# [Stated goal]
Copy out the whole listing exactly as written, leaving the pictures behind.
··· Data provided ···
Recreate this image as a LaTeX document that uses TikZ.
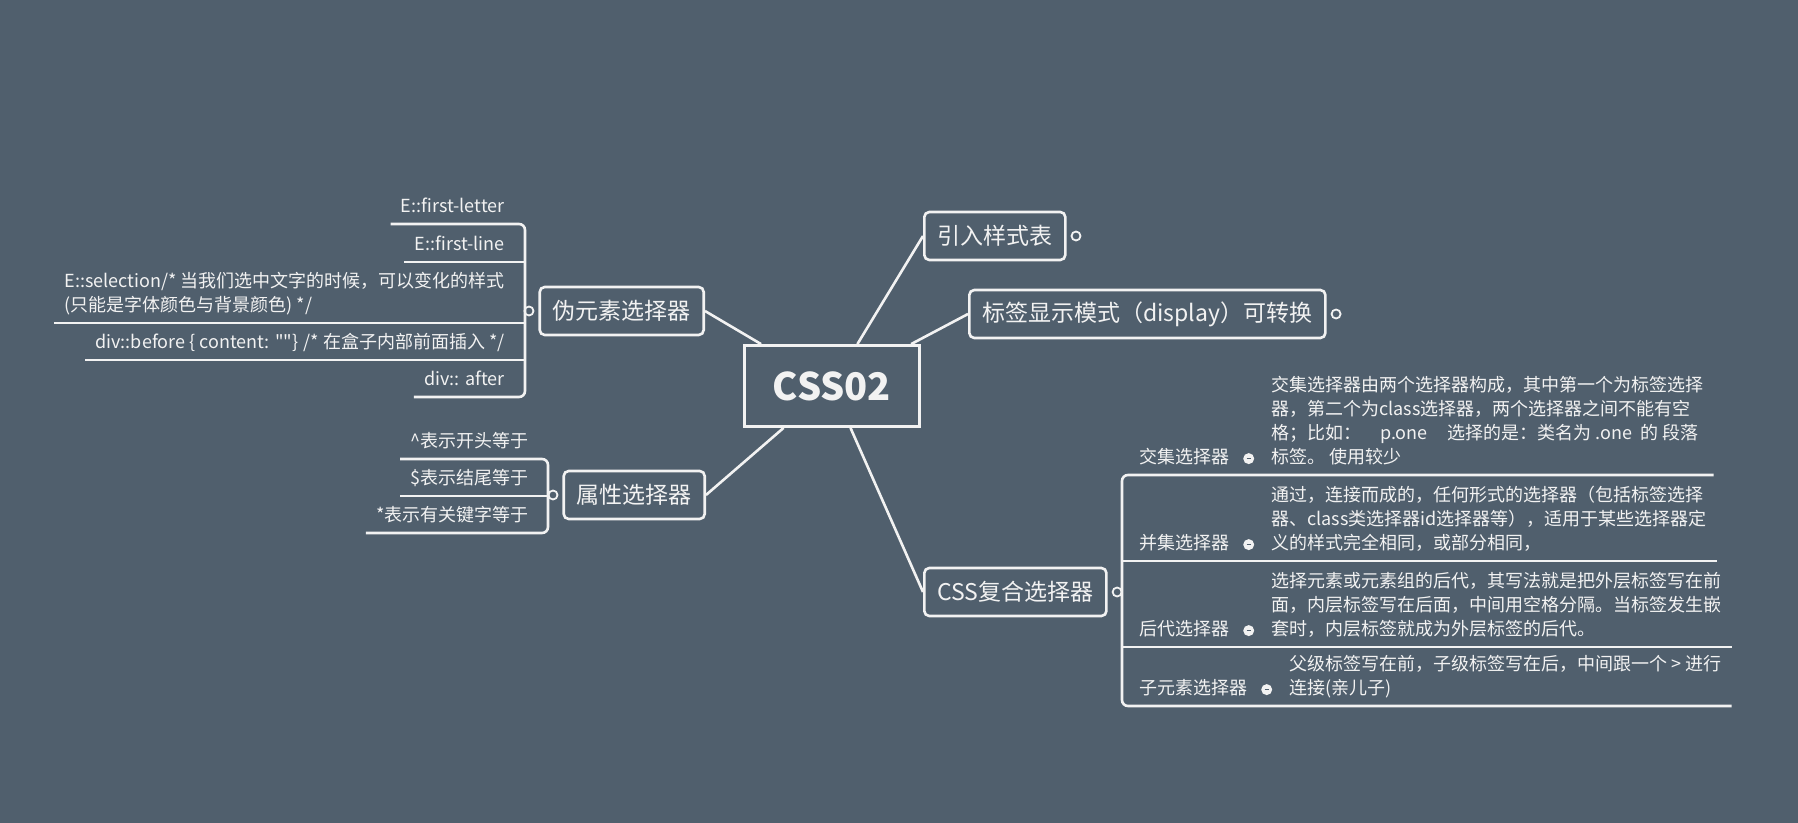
\documentclass[tikz,border=0pt]{standalone}
\usepackage{fontspec}
\setmainfont{Noto Sans CJK SC}
\usetikzlibrary{positioning}
\definecolor{bgc}{RGB}{80,95,109}
\definecolor{fgc}{RGB}{242,242,242}
\tikzset{
  root/.style={draw=fgc, line width=1.4pt, fill=bgc, text=fgc, font=\fontsize{19pt}{22pt}\selectfont\bfseries, minimum width=87.5pt, minimum height=40.5pt},
  topic/.style={draw=fgc, line width=1.3pt, rounded corners=2.5pt, fill=bgc, text=fgc, font=\fontsize{11.5pt}{14pt}\selectfont, inner xsep=6.5pt, minimum height=24pt},
  ring/.style={circle, draw=fgc, fill=bgc, line width=0.9pt, inner sep=0pt, minimum size=4.5pt},
  bullet/.style={circle, fill=fgc, inner sep=0pt, minimum size=5.5pt,
    path picture={\draw[bgc, line width=0.5pt] ([xshift=1.7pt]path picture bounding box.west) -- ([xshift=-1.7pt]path picture bounding box.east);}},
  leaf/.style={text=fgc, font=\fontsize{9pt}{12pt}\selectfont, inner xsep=5pt, inner ysep=3.5pt, text depth=2pt},
  sublbl/.style={leaf, text height=7pt},
  ln/.style={draw=fgc, line width=1.3pt},
}
\begin{document}
\begin{tikzpicture}[x=0.5pt, y=-0.5pt]
  \fill[bgc] (0,0) rectangle (1798,823);
  \useasboundingbox (0,0) rectangle (1798,823);

  % centre and main topics
  \node[root] (css) at (832,386) {CSS02};
  \node[topic, anchor=west] (yinru) at (923,236) {引入样式表};
  \node[topic, anchor=west] (biaoqian) at (968,314) {标签显示模式（display）可转换};
  \node[topic, anchor=west] (fuhe) at (923,592) {CSS复合选择器};
  \node[topic, anchor=east] (weiyuan) at (705,311) {伪元素选择器};
  \node[topic, anchor=east] (shuxing) at (706,495) {属性选择器};

  \node[ring, right=2pt of yinru] (yinrud) {};
  \node[ring, right=2pt of biaoqian] (biaoqiand) {};
  \node[ring, right=2pt of fuhe] (fdot) {};
  \node[ring, left=2pt of weiyuan] (wdot) {};
  \node[ring, left=2pt of shuxing] (sdot) {};

  \draw[ln] (yinru.west) -- (css);
  \draw[ln] (biaoqian.west) -- (css);
  \draw[ln] (fuhe.west) -- (css);
  \draw[ln] (weiyuan.east) -- (css);
  \draw[ln] (shuxing.east) -- (css);

  % bracket lines
  \coordinate (wbk) at (525,0);
  \coordinate (sbk) at (548,0);
  \coordinate (fbk) at (1122,0);

  % pseudo elements
  \node[leaf, anchor=south east] (w1) at (515,224) {E::first-letter};
  \node[leaf, anchor=south east] (w2) at (515,262) {E::first-line};
  \node[leaf, anchor=south east] (w3) at (515,323) {\begin{tabular}[b]{@{}l@{}}E::selection/* 当我们选中文字的时候，可以变化的样式\\
    (只能是字体颜色与背景颜色) */\end{tabular}};
  \node[leaf, anchor=south east] (w4) at (515,360) {div::before \{ content: \textquotedbl\textquotedbl\} /* 在盒子内部前面插入 */};
  \node[leaf, anchor=south east] (w5) at (515,397) {div:: after};
  \draw[ln, rounded corners=3pt] (w1.south west) -- (w1.south west -| wbk) -- (w5.south west -| wbk) -- (w5.south west);
  \foreach \n in {w2,w3,w4}
    \draw[ln] (\n.south west) -- (\n.south west -| wbk);
  \draw[ln] (wdot) -- (wdot -| wbk);

  % attribute selectors
  \node[leaf, anchor=south east] (a1) at (539,459) {\textasciicircum 表示开头等于};
  \node[leaf, anchor=south east] (a2) at (539,496) {\$表示结尾等于};
  \node[leaf, anchor=south east] (a3) at (539,533) {*表示有关键字等于};
  \draw[ln, rounded corners=3pt] (a1.south west) -- (a1.south west -| sbk) -- (a3.south west -| sbk) -- (a3.south west);
  \draw[ln] (a2.south west) -- (a2.south west -| sbk);
  \draw[ln] (sdot) -- (sdot -| sbk);

  % compound selectors
  \node[sublbl, anchor=south west] (c1) at (1129,475) {交集选择器};
  \node[bullet, right=1.5pt of c1] (c1d) {};
  \node[leaf, right=10.5pt of c1.south east, anchor=south west] (c1x) {\begin{tabular}[b]{@{}l@{}}交集选择器由两个选择器构成，其中第一个为标签选择\\
    器，第二个为class选择器，两个选择器之间不能有空\\
    格；比如：\hspace{1.05em}p.one\hspace{1.1em}选择的是：类名为 .one\ \ 的 段落\\
    标签。 使用较少\end{tabular}};

  \node[sublbl, anchor=south west] (c2) at (1129,561) {并集选择器};
  \node[bullet, right=1.5pt of c2] (c2d) {};
  \node[leaf, right=10.5pt of c2.south east, anchor=south west] (c2x) {\begin{tabular}[b]{@{}l@{}}通过，连接而成的，任何形式的选择器（包括标签选择\\
    器、class类选择器id选择器等），适用于某些选择器定\\
    义的样式完全相同，或部分相同，\end{tabular}};

  \node[sublbl, anchor=south west] (c3) at (1129,647) {后代选择器};
  \node[bullet, right=1.5pt of c3] (c3d) {};
  \node[leaf, right=10.5pt of c3.south east, anchor=south west] (c3x) {\begin{tabular}[b]{@{}l@{}}选择元素或元素组的后代，其写法就是把外层标签写在前\\
    面，内层标签写在后面，中间用空格分隔。当标签发生嵌\\
    套时，内层标签就成为外层标签的后代。\end{tabular}};

  \node[sublbl, anchor=south west] (c4) at (1129,706) {子元素选择器};
  \node[bullet, right=1.5pt of c4] (c4d) {};
  \node[leaf, right=10.5pt of c4.south east, anchor=south west] (c4x) {\begin{tabular}[b]{@{}l@{}}父级标签写在前，子级标签写在后，中间跟一个 > 进行\\
    连接(亲儿子)\end{tabular}};

  \draw[ln, rounded corners=3pt] (c1x.south east) -- (c1.south west -| fbk) -- (c4.south west -| fbk) -- (c4x.south east);
  \draw[ln] (c2.south west -| fbk) -- (c2x.south east);
  \draw[ln] (c3.south west -| fbk) -- (c3x.south east);
  \draw[ln] (fdot) -- (fdot -| fbk);
\end{tikzpicture}
\end{document}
···
# [The response]
Recreate this image as a LaTeX document that uses TikZ.
\documentclass[tikz,border=0pt]{standalone}
\usepackage{fontspec}
\setmainfont{Noto Sans CJK SC}
\usetikzlibrary{positioning}
\definecolor{bgc}{RGB}{80,95,109}
\definecolor{fgc}{RGB}{242,242,242}
\tikzset{
  root/.style={draw=fgc, line width=1.4pt, fill=bgc, text=fgc, font=\fontsize{19pt}{22pt}\selectfont\bfseries, minimum width=87.5pt, minimum height=40.5pt},
  topic/.style={draw=fgc, line width=1.3pt, rounded corners=2.5pt, fill=bgc, text=fgc, font=\fontsize{11.5pt}{14pt}\selectfont, inner xsep=6.5pt, minimum height=24pt},
  ring/.style={circle, draw=fgc, fill=bgc, line width=0.9pt, inner sep=0pt, minimum size=4.5pt},
  bullet/.style={circle, fill=fgc, inner sep=0pt, minimum size=5.5pt,
    path picture={\draw[bgc, line width=0.5pt] ([xshift=1.7pt]path picture bounding box.west) -- ([xshift=-1.7pt]path picture bounding box.east);}},
  leaf/.style={text=fgc, font=\fontsize{9pt}{12pt}\selectfont, inner xsep=5pt, inner ysep=3.5pt, text depth=2pt},
  sublbl/.style={leaf, text height=7pt},
  ln/.style={draw=fgc, line width=1.3pt},
}
\begin{document}
\begin{tikzpicture}[x=0.5pt, y=-0.5pt]
  \fill[bgc] (0,0) rectangle (1798,823);
  \useasboundingbox (0,0) rectangle (1798,823);

  % centre and main topics
  \node[root] (css) at (832,386) {CSS02};
  \node[topic, anchor=west] (yinru) at (923,236) {引入样式表};
  \node[topic, anchor=west] (biaoqian) at (968,314) {标签显示模式（display）可转换};
  \node[topic, anchor=west] (fuhe) at (923,592) {CSS复合选择器};
  \node[topic, anchor=east] (weiyuan) at (705,311) {伪元素选择器};
  \node[topic, anchor=east] (shuxing) at (706,495) {属性选择器};

  \node[ring, right=2pt of yinru] (yinrud) {};
  \node[ring, right=2pt of biaoqian] (biaoqiand) {};
  \node[ring, right=2pt of fuhe] (fdot) {};
  \node[ring, left=2pt of weiyuan] (wdot) {};
  \node[ring, left=2pt of shuxing] (sdot) {};

  \draw[ln] (yinru.west) -- (css);
  \draw[ln] (biaoqian.west) -- (css);
  \draw[ln] (fuhe.west) -- (css);
  \draw[ln] (weiyuan.east) -- (css);
  \draw[ln] (shuxing.east) -- (css);

  % bracket lines
  \coordinate (wbk) at (525,0);
  \coordinate (sbk) at (548,0);
  \coordinate (fbk) at (1122,0);

  % pseudo elements
  \node[leaf, anchor=south east] (w1) at (515,224) {E::first-letter};
  \node[leaf, anchor=south east] (w2) at (515,262) {E::first-line};
  \node[leaf, anchor=south east] (w3) at (515,323) {\begin{tabular}[b]{@{}l@{}}E::selection/* 当我们选中文字的时候，可以变化的样式\\
    (只能是字体颜色与背景颜色) */\end{tabular}};
  \node[leaf, anchor=south east] (w4) at (515,360) {div::before \{ content: \textquotedbl\textquotedbl\} /* 在盒子内部前面插入 */};
  \node[leaf, anchor=south east] (w5) at (515,397) {div:: after};
  \draw[ln, rounded corners=3pt] (w1.south west) -- (w1.south west -| wbk) -- (w5.south west -| wbk) -- (w5.south west);
  \foreach \n in {w2,w3,w4}
    \draw[ln] (\n.south west) -- (\n.south west -| wbk);
  \draw[ln] (wdot) -- (wdot -| wbk);

  % attribute selectors
  \node[leaf, anchor=south east] (a1) at (539,459) {\textasciicircum 表示开头等于};
  \node[leaf, anchor=south east] (a2) at (539,496) {\$表示结尾等于};
  \node[leaf, anchor=south east] (a3) at (539,533) {*表示有关键字等于};
  \draw[ln, rounded corners=3pt] (a1.south west) -- (a1.south west -| sbk) -- (a3.south west -| sbk) -- (a3.south west);
  \draw[ln] (a2.south west) -- (a2.south west -| sbk);
  \draw[ln] (sdot) -- (sdot -| sbk);

  % compound selectors
  \node[sublbl, anchor=south west] (c1) at (1129,475) {交集选择器};
  \node[bullet, right=1.5pt of c1] (c1d) {};
  \node[leaf, right=10.5pt of c1.south east, anchor=south west] (c1x) {\begin{tabular}[b]{@{}l@{}}交集选择器由两个选择器构成，其中第一个为标签选择\\
    器，第二个为class选择器，两个选择器之间不能有空\\
    格；比如：\hspace{1.05em}p.one\hspace{1.1em}选择的是：类名为 .one\ \ 的 段落\\
    标签。 使用较少\end{tabular}};

  \node[sublbl, anchor=south west] (c2) at (1129,561) {并集选择器};
  \node[bullet, right=1.5pt of c2] (c2d) {};
  \node[leaf, right=10.5pt of c2.south east, anchor=south west] (c2x) {\begin{tabular}[b]{@{}l@{}}通过，连接而成的，任何形式的选择器（包括标签选择\\
    器、class类选择器id选择器等），适用于某些选择器定\\
    义的样式完全相同，或部分相同，\end{tabular}};

  \node[sublbl, anchor=south west] (c3) at (1129,647) {后代选择器};
  \node[bullet, right=1.5pt of c3] (c3d) {};
  \node[leaf, right=10.5pt of c3.south east, anchor=south west] (c3x) {\begin{tabular}[b]{@{}l@{}}选择元素或元素组的后代，其写法就是把外层标签写在前\\
    面，内层标签写在后面，中间用空格分隔。当标签发生嵌\\
    套时，内层标签就成为外层标签的后代。\end{tabular}};

  \node[sublbl, anchor=south west] (c4) at (1129,706) {子元素选择器};
  \node[bullet, right=1.5pt of c4] (c4d) {};
  \node[leaf, right=10.5pt of c4.south east, anchor=south west] (c4x) {\begin{tabular}[b]{@{}l@{}}父级标签写在前，子级标签写在后，中间跟一个 > 进行\\
    连接(亲儿子)\end{tabular}};

  \draw[ln, rounded corners=3pt] (c1x.south east) -- (c1.south west -| fbk) -- (c4.south west -| fbk) -- (c4x.south east);
  \draw[ln] (c2.south west -| fbk) -- (c2x.south east);
  \draw[ln] (c3.south west -| fbk) -- (c3x.south east);
  \draw[ln] (fdot) -- (fdot -| fbk);
\end{tikzpicture}
\end{document}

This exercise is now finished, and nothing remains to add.